Le charme admirable de ce fragile équilibre constamment à la merci d’une écoute moins attentive exige des musiciennes une concentration énorme, mais qui n’empêche pas les échanges de regards complices et les beaux sourires. Cette texture de velours assorti de couleurs profondes d’un rouge de passion, font comprendre que cette association de talents va grandir et offrir de bien grandes émotions à un public qui ne demande qu’à se laisser conquérir comme l’a été le nombreux public de l’église des Billettes ce soir remercié de ses applaudissement généreux par trois bis.
Nous souhaitons une longue vie à l’ensemble la Verginella et à Claire Lefilliâtre, Dames amies et si subtiles musiciennes.
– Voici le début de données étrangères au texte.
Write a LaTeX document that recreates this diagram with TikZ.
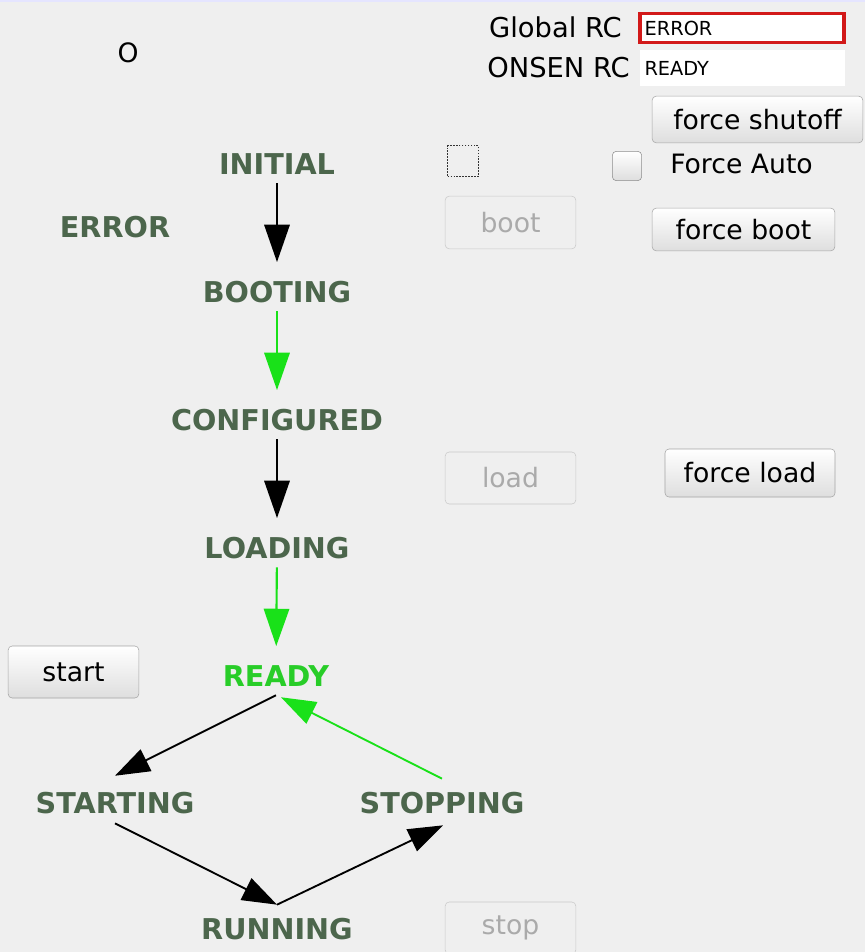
\documentclass[tikz,border=0pt]{standalone}
\usepackage{fontspec}
\setmainfont{DejaVu Sans}
\usepackage{tikz}
\usetikzlibrary{arrows.meta,positioning}
\definecolor{panelgray}{RGB}{239,239,239}
\definecolor{statedark}{RGB}{76,102,76}
\definecolor{stategreen}{RGB}{40,205,40}
\definecolor{linkgreen}{RGB}{25,225,25}
\definecolor{rcred}{RGB}{210,25,25}
\definecolor{btnedge}{RGB}{165,165,165}
\definecolor{btnlow}{RGB}{222,222,222}
\definecolor{offedge}{RGB}{200,200,200}
\definecolor{offtext}{RGB}{170,170,170}

\tikzset{
  state/.style={font=\bfseries\fontsize{21.5}{24}\selectfont,text=statedark,
    inner sep=0pt,text height=15.5pt,text depth=0pt},
  link/.style={line width=1.6pt,-{Triangle[length=28pt,width=19pt]},
    shorten <=6.5pt,shorten >=14.5pt},
  diag/.style={line width=1.4pt,-{Triangle[length=26pt,width=18pt]}},
  btn/.style={draw=btnedge,rounded corners=3pt,top color=white,bottom color=btnlow,
    font=\fontsize{20}{23}\selectfont,inner sep=0pt},
  btnoff/.style={draw=offedge,rounded corners=3pt,fill=panelgray,text=offtext,
    font=\fontsize{20}{23}\selectfont,inner sep=0pt},
  rcfield/.style={fill=white,text width=#1,align=left,inner xsep=3.5pt,
    font=\fontsize{14.5}{17}\selectfont},
  rclabel/.style={font=\fontsize{20.5}{23}\selectfont,inner sep=0pt,anchor=east}
}

\begin{document}
\begin{tikzpicture}[x=0.75pt,y=-0.75pt]
  \useasboundingbox (0,0) rectangle (865,952);
  \clip (0,0) rectangle (865,952);
  \fill[panelgray] (0,0) rectangle (865,952);
  \fill[blue!10] (0,0) rectangle (865,2);

  % run control fields
  \node[font=\fontsize{20}{23}\selectfont] (flag) at (128,53) {O};
  \node[rclabel] (globallbl) at (622,27) {Global RC};
  \node[rclabel] (onsenlbl) at (630,68) {ONSEN RC};
  \node[rcfield=146pt,draw=rcred,line width=2.4pt,minimum height=22pt] (globalrc) at (742,28) {ERROR};
  \node[rcfield=147pt,minimum height=27pt] (onsenrc) at (742.5,68) {READY};

  % buttons and check boxes
  \node[btn,minimum width=158pt,minimum height=35pt] (shutoff) at (757.5,119.5) {force shutoff};
  \node[draw=black!80,densely dotted,line width=1.2pt,minimum size=23pt,inner sep=0pt] (autobox) at (463,161) {};
  \node[draw=black!45,rounded corners=3pt,top color=white,bottom color=btnlow,
    minimum size=22pt,inner sep=0pt] (forceauto) at (627,166) {};
  \node[font=\fontsize{20}{23}\selectfont,inner sep=0pt,anchor=west] (forceautolbl) at (670,164) {Force Auto};
  \node[btnoff,minimum width=98pt,minimum height=39.5pt] (bootbtn) at (510.5,222.5) {boot};
  \node[btn,minimum width=137pt,minimum height=32pt] (forceboot) at (743.5,229.5) {force boot};
  \node[btnoff,minimum width=98pt,minimum height=39pt] (loadbtn) at (510.5,478) {load};
  \node[btn,minimum width=127.5pt,minimum height=36pt] (forceload) at (750,473) {force load};
  \node[btn,minimum width=98pt,minimum height=39pt] (startbtn) at (73.5,672) {start};
  \node[btnoff,minimum width=98pt,minimum height=39pt] (stopbtn) at (510.5,928) {stop};

  % state machine
  \node[state] (initial) at (277,164) {INITIAL};
  \node[state] (error) at (115,227) {ERROR};
  \node[state] (booting) at (277,292) {BOOTING};
  \node[state] (configured) at (277,420) {CONFIGURED};
  \node[state] (loading) at (277,548) {LOADING};
  \node[state,text=stategreen] (ready) at (276,676) {READY};
  \node[state] (starting) at (115,803) {STARTING};
  \node[state] (stopping) at (442,803) {STOPPING};
  \node[state] (running) at (277,929) {RUNNING};

  \draw[link] (initial) -- (booting);
  \draw[link,linkgreen] (booting) -- (configured);
  \draw[link] (configured) -- (loading);
  \draw[link,linkgreen] (loading) -- (ready);
  \draw[diag] ([yshift=-6.5pt]ready.south) -- ([yshift=12.5pt]starting.north);
  \draw[diag] ([yshift=-7.3pt]starting.south) -- ([yshift=10.3pt]running.north);
  \draw[diag] ([yshift=10.3pt]running.north) -- ([xshift=0.75pt,yshift=-8.8pt]stopping.south);
  \draw[diag,linkgreen] ([yshift=10.3pt]stopping.north) -- ([xshift=3.75pt,yshift=-8pt]ready.south);
\end{tikzpicture}
\end{document}
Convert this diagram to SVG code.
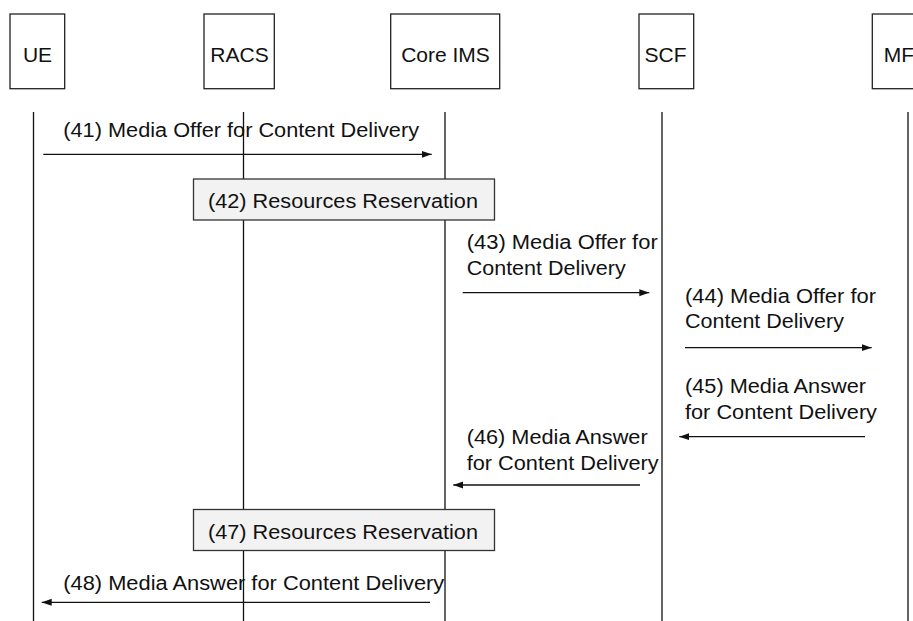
<svg xmlns="http://www.w3.org/2000/svg" width="913" height="621" viewBox="0 0 913 621">
<style>
  .hdr rect { fill: #ffffff; stroke: #222222; stroke-width: 1.3; }
  .hdr text { font-family: "Liberation Sans", Arial, sans-serif; font-size: 21px; fill: #111111; text-anchor: middle; }
  .life { stroke: #111111; stroke-width: 1.3; }
  .msg { stroke: #111111; stroke-width: 1.3; fill: none; }
  .lbl { font-family: "Liberation Sans", Arial, sans-serif; font-size: 20px; fill: #111111; }
  .act rect { fill: #f2f2f2; stroke: #333333; stroke-width: 1.3; }
  .act text { font-family: "Liberation Sans", Arial, sans-serif; font-size: 20px; fill: #111111; }
</style>
<defs>
  <marker id="ah" markerUnits="userSpaceOnUse" markerWidth="10" markerHeight="8" refX="10" refY="4" orient="auto">
    <path d="M0,0.5 L10,4 L0,7.5 z" fill="#111111"/>
  </marker>
</defs>
<rect x="0" y="0" width="913" height="621" fill="#ffffff"/>

<g id="lifelines">
  <line class="life" x1="33.5" y1="112" x2="33.5" y2="621"/>
  <line class="life" x1="243.5" y1="112" x2="243.5" y2="621"/>
  <line class="life" x1="445" y1="112" x2="445" y2="621"/>
  <line class="life" x1="662" y1="112" x2="662" y2="621"/>
  <line class="life" x1="908" y1="112" x2="908" y2="621"/>
</g>

<g id="node-ue" class="hdr">
  <rect x="10" y="14" width="54.7" height="74.7"/>
  <text x="37.5" y="61.5">UE</text>
</g>
<g id="node-racs" class="hdr">
  <rect x="204" y="14" width="70.3" height="74.7"/>
  <text x="239.5" y="61.5">RACS</text>
</g>
<g id="node-coreims" class="hdr">
  <rect x="390.7" y="14" width="109" height="74.7"/>
  <text x="445.5" y="61.5">Core IMS</text>
</g>
<g id="node-scf" class="hdr">
  <rect x="639" y="14" width="54.7" height="74.7"/>
  <text x="665.5" y="61.5">SCF</text>
</g>
<g id="node-mf" class="hdr">
  <rect x="872.3" y="14" width="72" height="74.7"/>
  <text x="883.7" y="61.5" style="text-anchor:start">MF</text>
</g>

<g id="node-42" class="act">
  <rect x="193.5" y="179" width="301" height="41"/>
  <text x="208" y="208.3" textLength="270" lengthAdjust="spacingAndGlyphs">(42) Resources Reservation</text>
</g>
<g id="node-47" class="act">
  <rect x="193.5" y="509.5" width="301" height="41"/>
  <text x="208" y="539.3" textLength="270" lengthAdjust="spacingAndGlyphs">(47) Resources Reservation</text>
</g>

<g id="connectors">
  <line class="msg" x1="43.3" y1="154.3" x2="431.7" y2="154.3" marker-end="url(#ah)"/>
  <line class="msg" x1="462.7" y1="292.7" x2="649.3" y2="292.7" marker-end="url(#ah)"/>
  <line class="msg" x1="685" y1="347.7" x2="871.7" y2="347.7" marker-end="url(#ah)"/>
  <line class="msg" x1="865" y1="436.7" x2="679.3" y2="436.7" marker-end="url(#ah)"/>
  <line class="msg" x1="640" y1="485" x2="453.3" y2="485" marker-end="url(#ah)"/>
  <line class="msg" x1="430" y1="602.3" x2="41.7" y2="602.3" marker-end="url(#ah)"/>
</g>

<g id="labels">
  <text class="lbl" x="63.3" y="136.7" textLength="355.7" lengthAdjust="spacingAndGlyphs">(41) Media Offer for Content Delivery</text>
  <text class="lbl" x="466.7" y="249.3" textLength="191" lengthAdjust="spacingAndGlyphs">(43) Media Offer for</text>
  <text class="lbl" x="466.7" y="274.5" textLength="159" lengthAdjust="spacingAndGlyphs">Content Delivery</text>
  <text class="lbl" x="685" y="303" textLength="191" lengthAdjust="spacingAndGlyphs">(44) Media Offer for</text>
  <text class="lbl" x="685" y="328" textLength="159" lengthAdjust="spacingAndGlyphs">Content Delivery</text>
  <text class="lbl" x="685" y="393.3" textLength="181" lengthAdjust="spacingAndGlyphs">(45) Media Answer</text>
  <text class="lbl" x="685" y="419" textLength="192" lengthAdjust="spacingAndGlyphs">for Content Delivery</text>
  <text class="lbl" x="466.7" y="444.3" textLength="181" lengthAdjust="spacingAndGlyphs">(46) Media Answer</text>
  <text class="lbl" x="466.7" y="470" textLength="192" lengthAdjust="spacingAndGlyphs">for Content Delivery</text>
  <text class="lbl" x="63.3" y="590" textLength="381" lengthAdjust="spacingAndGlyphs">(48) Media Answer for Content Delivery</text>
</g>
</svg>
Si les fées musiciennes existent, nous en avons rencontré ce soir… de bien belles et baroques dans l’âme ! Leur premier concert ensemble en promet de très beaux !
Paris. Eglise des Billettes, le 2 décembre 2001. Claudio Monteverdi (1597-1643) : Madrigaux, Scherzi Musicali et ariose vaghezze. Giovanni Maria Trabaci (1575-1647) : Extraits de deux livres de Ricercate, canzoni et altri varij capricci. Claire Lefilliâtre, soprano. Ensemble La Verginella : Kaori Uemura, dessus de viole ; Sylvia Abramowicz, ténor de viole ; Isabella Saint-Yves, base de viole ; Françoise Enock, violone ; Marie Bournisien, harpe.